On Dec. 7, a three-judge D.C. appeals panel ruled that e-cigarettes, which are sold online and in malls, should be regulated as tobacco products by the FDA unless marketers make claims that the devices help smokers quit or provide other remedies.
The agency has argued that e-cigarettes are drug or medical devices that require pre-approval from theFDA, much like nicotine gums, patches or sprays. The agency began intercepting shipments of e-cigarettes from China in 2008, prompting a lawsuit from the industry.
Sottera Inc., an Arizona e-cigarette distributor that joined the suit as a plaintiff, and some other e-cigarette purveyors say their products are simply recreational alternatives to cigarettes and should not be subject to the onerous pre-approval process required of quit-smoking aids.

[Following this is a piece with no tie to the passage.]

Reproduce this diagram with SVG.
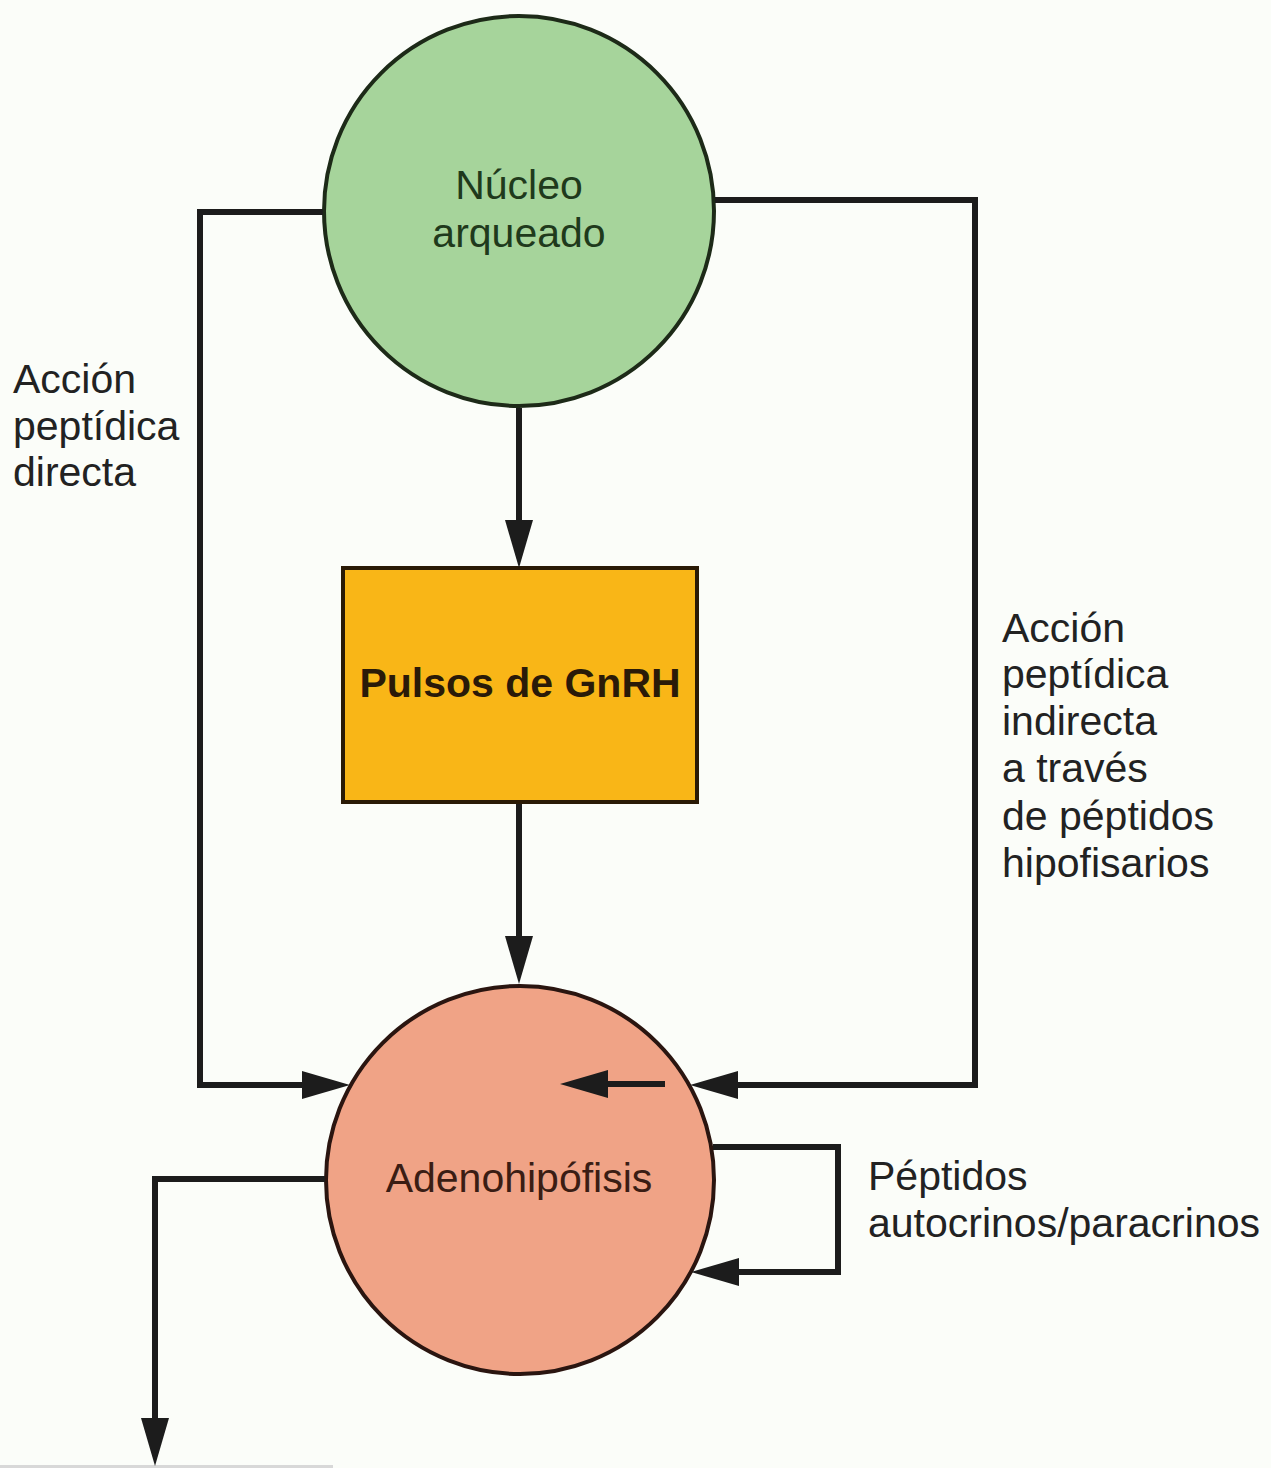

The agency has regulated nicotine-replacement products for years and gained authority to regulate the production and marketing of cigarettes and other tobacco prodcuts for the first time in 2009. If the government decided to regulate e-cigarettes as tobacco products, manufacturers would still face significant regulations, but it would be easier to bring the devices into the market.
“We are very pleased with the court’s decision not to rehear the case,” Gregory Garre, an attorney who represents Sottera, said in an email Monday. “The fact that the full court unanimously declined the government’s rehearing request underscores the force of the panel’s original decision.”
The appeals court Monday also refused to reinstate a stay of a preliminary injunction that was granted to the e-cigarette distributors by a U.S. district-court judge in January 2010. The injunction blocked the agency from intercepting their product shipments from China.
the New York E-cigarette ban progress is getting more media attention.
Most likely because it is now were as the FDA court case will like drag on and on.